-- Start of DATA EXCERPT --

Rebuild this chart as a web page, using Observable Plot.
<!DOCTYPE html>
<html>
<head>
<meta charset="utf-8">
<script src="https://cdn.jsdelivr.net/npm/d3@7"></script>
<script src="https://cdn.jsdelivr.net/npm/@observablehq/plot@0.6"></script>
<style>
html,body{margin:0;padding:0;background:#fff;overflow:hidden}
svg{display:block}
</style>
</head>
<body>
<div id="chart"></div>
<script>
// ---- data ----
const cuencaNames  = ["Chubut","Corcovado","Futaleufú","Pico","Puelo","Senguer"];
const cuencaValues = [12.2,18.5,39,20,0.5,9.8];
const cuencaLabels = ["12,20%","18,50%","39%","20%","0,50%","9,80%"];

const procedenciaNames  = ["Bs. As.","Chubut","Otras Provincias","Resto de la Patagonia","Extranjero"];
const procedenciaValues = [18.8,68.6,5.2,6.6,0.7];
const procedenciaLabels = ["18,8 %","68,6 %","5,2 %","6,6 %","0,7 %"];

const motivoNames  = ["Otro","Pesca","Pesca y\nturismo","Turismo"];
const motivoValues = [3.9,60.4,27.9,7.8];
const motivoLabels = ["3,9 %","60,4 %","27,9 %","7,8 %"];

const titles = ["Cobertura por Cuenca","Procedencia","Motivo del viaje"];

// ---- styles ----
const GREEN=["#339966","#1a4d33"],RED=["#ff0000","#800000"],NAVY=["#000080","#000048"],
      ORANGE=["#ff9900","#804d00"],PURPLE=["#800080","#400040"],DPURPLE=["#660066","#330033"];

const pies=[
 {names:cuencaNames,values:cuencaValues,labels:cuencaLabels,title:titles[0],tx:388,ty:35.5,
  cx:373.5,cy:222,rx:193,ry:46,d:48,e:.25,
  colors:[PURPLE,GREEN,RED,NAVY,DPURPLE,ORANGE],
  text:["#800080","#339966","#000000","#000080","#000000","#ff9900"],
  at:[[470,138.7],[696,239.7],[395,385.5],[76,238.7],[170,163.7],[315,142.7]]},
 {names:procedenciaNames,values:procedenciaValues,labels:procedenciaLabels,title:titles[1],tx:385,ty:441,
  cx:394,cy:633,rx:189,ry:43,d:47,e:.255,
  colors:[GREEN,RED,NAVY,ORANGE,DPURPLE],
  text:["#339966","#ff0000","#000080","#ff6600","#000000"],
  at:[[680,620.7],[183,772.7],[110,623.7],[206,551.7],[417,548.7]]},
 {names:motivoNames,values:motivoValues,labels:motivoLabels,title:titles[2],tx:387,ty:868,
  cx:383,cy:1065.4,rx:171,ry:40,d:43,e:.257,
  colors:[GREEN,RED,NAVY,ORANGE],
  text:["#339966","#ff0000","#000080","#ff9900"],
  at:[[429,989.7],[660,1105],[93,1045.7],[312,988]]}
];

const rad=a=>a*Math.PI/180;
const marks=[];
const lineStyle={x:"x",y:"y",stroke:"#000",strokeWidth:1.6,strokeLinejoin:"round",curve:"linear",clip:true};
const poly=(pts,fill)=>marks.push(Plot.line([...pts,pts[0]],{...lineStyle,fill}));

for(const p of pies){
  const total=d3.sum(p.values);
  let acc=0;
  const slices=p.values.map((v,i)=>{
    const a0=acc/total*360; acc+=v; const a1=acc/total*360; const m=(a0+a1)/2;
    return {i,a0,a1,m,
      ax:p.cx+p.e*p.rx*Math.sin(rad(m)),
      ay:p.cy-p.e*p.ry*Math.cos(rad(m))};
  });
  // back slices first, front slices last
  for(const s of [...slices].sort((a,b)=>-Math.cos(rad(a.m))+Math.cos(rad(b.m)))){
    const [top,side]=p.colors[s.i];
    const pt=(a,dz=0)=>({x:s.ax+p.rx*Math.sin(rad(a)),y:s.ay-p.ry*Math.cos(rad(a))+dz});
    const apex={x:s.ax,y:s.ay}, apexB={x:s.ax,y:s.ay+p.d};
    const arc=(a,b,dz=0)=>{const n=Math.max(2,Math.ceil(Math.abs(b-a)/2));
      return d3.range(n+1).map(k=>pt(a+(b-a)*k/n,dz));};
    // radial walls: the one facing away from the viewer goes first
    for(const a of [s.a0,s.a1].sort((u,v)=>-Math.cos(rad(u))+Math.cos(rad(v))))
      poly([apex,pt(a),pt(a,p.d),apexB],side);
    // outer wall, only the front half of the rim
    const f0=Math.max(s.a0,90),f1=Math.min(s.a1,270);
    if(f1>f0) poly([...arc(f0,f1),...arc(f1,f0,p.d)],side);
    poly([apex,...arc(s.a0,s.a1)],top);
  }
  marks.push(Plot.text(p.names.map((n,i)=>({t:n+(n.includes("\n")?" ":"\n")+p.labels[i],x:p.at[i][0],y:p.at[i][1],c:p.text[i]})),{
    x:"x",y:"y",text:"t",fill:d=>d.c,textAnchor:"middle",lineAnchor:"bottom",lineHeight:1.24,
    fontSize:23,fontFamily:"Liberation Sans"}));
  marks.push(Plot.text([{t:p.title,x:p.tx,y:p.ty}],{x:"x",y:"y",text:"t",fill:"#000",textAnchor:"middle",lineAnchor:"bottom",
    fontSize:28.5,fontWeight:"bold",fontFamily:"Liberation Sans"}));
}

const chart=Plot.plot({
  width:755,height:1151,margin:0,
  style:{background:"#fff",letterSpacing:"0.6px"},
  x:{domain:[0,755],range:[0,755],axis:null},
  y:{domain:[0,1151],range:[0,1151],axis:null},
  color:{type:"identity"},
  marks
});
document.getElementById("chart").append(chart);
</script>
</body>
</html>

-- End of DATA EXCERPT --

• _TASK TO COMPLETE_: Identify every line where the string "chart" appears.

• _WRITTEN REPLY_:
Rebuild this chart as a web page, using Observable Plot.
<div id="chart"></div>
const chart=Plot.plot({
document.getElementById("chart").append(chart);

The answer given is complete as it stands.